Two other documentaries are provoking interest: Marius A. Markevicius basketball doc “The Other Dream Team,” which chronicles the 1992 Lithuanian Olympic hoops team led by former NBA star Sarunas Marciulionis, and Victoria Bruce and Karin Hayes’ “We’re Not Broke,” which examines how major conglomerates wiggle out of paying taxes to the U.S. government.
African-American casts highlight Spike Lee’s “Red Hook Summer” and Sheldon Candis’ “Luv,” both of which are said to feature potential breakout performances, albeit from thesps of opposing ages. TV veteran Clarke Peters, who played Det. Lester Freamon on HBO’s “The Wire,” stars as a preacher in Lee’s pic, while young thesp Michael Rainey Jr. was discovered after learning to speak fluent Italian for his debut film, “Un altro mondo.”
Sundance regular John Hawkes, who broke out in Miranda July’s “Me and You and Everyone We Know” and went on to star in “Winter’s Bone” and “Martha Marcy May Marlene,” returns with “The Surrogate,” which also marks the return of Helen Hunt.
“Tim and Eric’s Billion Dollar Movie” is the only straight comedy in the Midnight section and was snagged by Magnolia Pictures months before it was accepted into Sundance.

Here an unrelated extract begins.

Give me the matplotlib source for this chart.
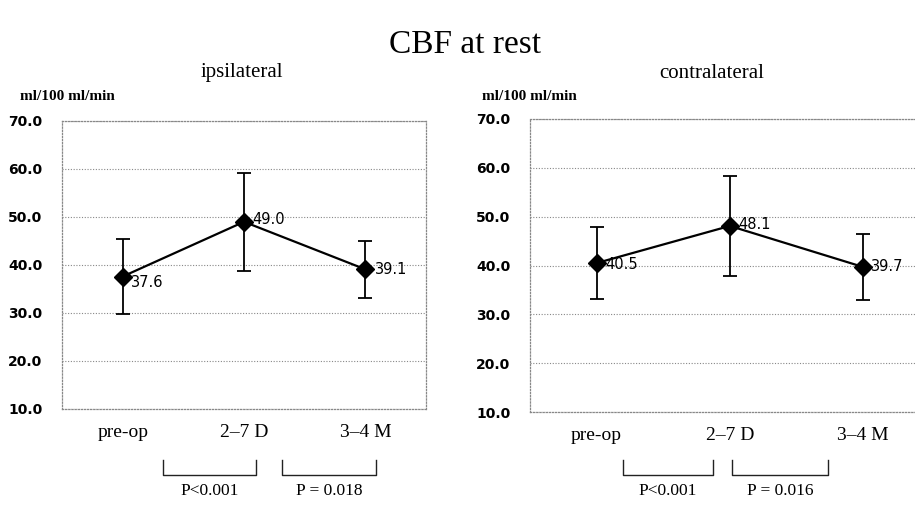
import matplotlib
matplotlib.use("Agg")
import matplotlib.pyplot as plt
import matplotlib.transforms as mtransforms

# Data
categories = ["pre-op", "2\u20137 D", "3\u20134 M"]
ipsi_mean = [37.6, 49.0, 39.1]
ipsi_sd = [7.9, 10.2, 6.0]
contra_mean = [40.5, 48.1, 39.7]
contra_sd = [7.3, 10.2, 6.8]
ipsi_brackets = [(0.33, 1.10), (1.31, 2.09)]
contra_brackets = [(0.20, 0.87), (1.02, 1.74)]
ipsi_pvals = ["P<0.001", "P = 0.018"]
contra_pvals = ["P<0.001", "P = 0.016"]
yticks = [10, 20, 30, 40, 50, 60, 70]

SERIF = "Liberation Serif"
SANS = "DejaVu Sans"
DOTS = (0, (1, 1.5))

fig = plt.figure(figsize=(9.15, 5.05), dpi=100)
fig.patch.set_facecolor("white")


def draw_panel(ax, means, sds, brackets, pvals, xmax, label_offsets,
               br_top, br_bot, p_y):
    x = list(range(len(categories)))
    ax.errorbar(x, means, yerr=sds, color="black", lw=1.6, marker="D",
                markersize=9.5, capsize=5, capthick=1.3, elinewidth=1.3,
                zorder=3)
    for xi, m, (dx, dy) in zip(x, means, label_offsets):
        ax.annotate(f"{m:.1f}", (xi, m), xytext=(dx, dy),
                    textcoords="offset points", fontsize=10.5, family=SANS,
                    va="center", ha="left", zorder=4)
    ax.set_xlim(-0.5, xmax)
    ax.set_ylim(10, 70)
    ax.set_yticks(yticks)
    ax.set_yticklabels([f"{v:.1f}" for v in yticks], family=SANS,
                       fontsize=10, fontweight="bold")
    ax.set_xticks(x)
    ax.set_xticklabels(categories, family=SERIF, fontsize=14)
    ax.tick_params(axis="both", length=0)
    ax.tick_params(axis="y", pad=14)
    ax.tick_params(axis="x", pad=11)
    ax.grid(axis="y", color="#888888", ls=DOTS, lw=0.8)
    for side in ["top", "bottom", "left", "right"]:
        ax.spines[side].set_linestyle(DOTS)
        ax.spines[side].set_color("#888888")
        ax.spines[side].set_linewidth(0.9)
    trans = mtransforms.blended_transform_factory(ax.transData, ax.transAxes)
    for (x0, x1), p in zip(brackets, pvals):
        ax.plot([x0, x0, x1, x1], [br_top, br_bot, br_bot, br_top],
                color="#222222", lw=1.0, transform=trans, clip_on=False)
        ax.text((x0 + x1) / 2, p_y, p, transform=trans, ha="center",
                va="center", family=SERIF, fontsize=12.5)


ax1 = fig.add_axes([62 / 915, 1 - 409 / 505, 364 / 915, 288 / 505])
draw_panel(ax1, ipsi_mean, ipsi_sd, ipsi_brackets, ipsi_pvals, 2.5,
           [(6, -4), (6, 2), (7, 0)], -0.177, -0.229, -0.285)

ax2 = fig.add_axes([530 / 915, 1 - 412 / 505, 385 / 915, 293 / 505])
draw_panel(ax2, contra_mean, contra_sd, contra_brackets, contra_pvals, 2.39,
           [(6, -1), (6, 1), (6, 0)], -0.164, -0.215, -0.27)
ax2.spines["right"].set_visible(False)

fig.text(465 / 915, 1 - 45 / 505, "CBF at rest", family=SERIF, fontsize=24,
         ha="center", va="center")
fig.text(242 / 915, 1 - 73 / 505, "ipsilateral", family=SERIF, fontsize=15,
         ha="center", va="center")
fig.text(712 / 915, 1 - 73 / 505, "contralateral", family=SERIF, fontsize=15,
         ha="center", va="center")
fig.text(20 / 915, 1 - 96 / 505, "ml/100 ml/min", family=SERIF, fontsize=11,
         fontweight="bold", ha="left", va="center")
fig.text(482 / 915, 1 - 96 / 505, "ml/100 ml/min", family=SERIF, fontsize=11,
         fontweight="bold", ha="left", va="center")

fig.savefig("out.png", dpi=100, facecolor="white")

While Tim Heidecker and Eric Wareham’s brand of comedy isn’t for everyone, Magnolia will be looking to capitalize on the massive fanbase of the duo’s cult TV show, “Time and Eric’s Awesome Show.”
Four horror films fill out the Midnight lineup, including Katie Aselton’s “Black Rock,” “The Pact,” with Casper van Dien and promising thesp Caitie Lotz; and Ricky Bates’ “Excision.” Pic features an abortion scene rumored to be “controversial,” to say the least.
Anthology film “V/H/S” is perhaps the most buzzed-about entry, though buyers predict it will be a tricky sell despite stemming from the leading names in the next generation of horror, including Ti West (“The Innkeepers”) and “You’re Next” helmer Adam Wingard.
Jon Wright’s horror-comedy “Grabbers” offers the type of high-concept material that could spark remake interest — when aliens invade an island of the coast of Ireland, its inhabitants discover that getting drunk is the only way to survive.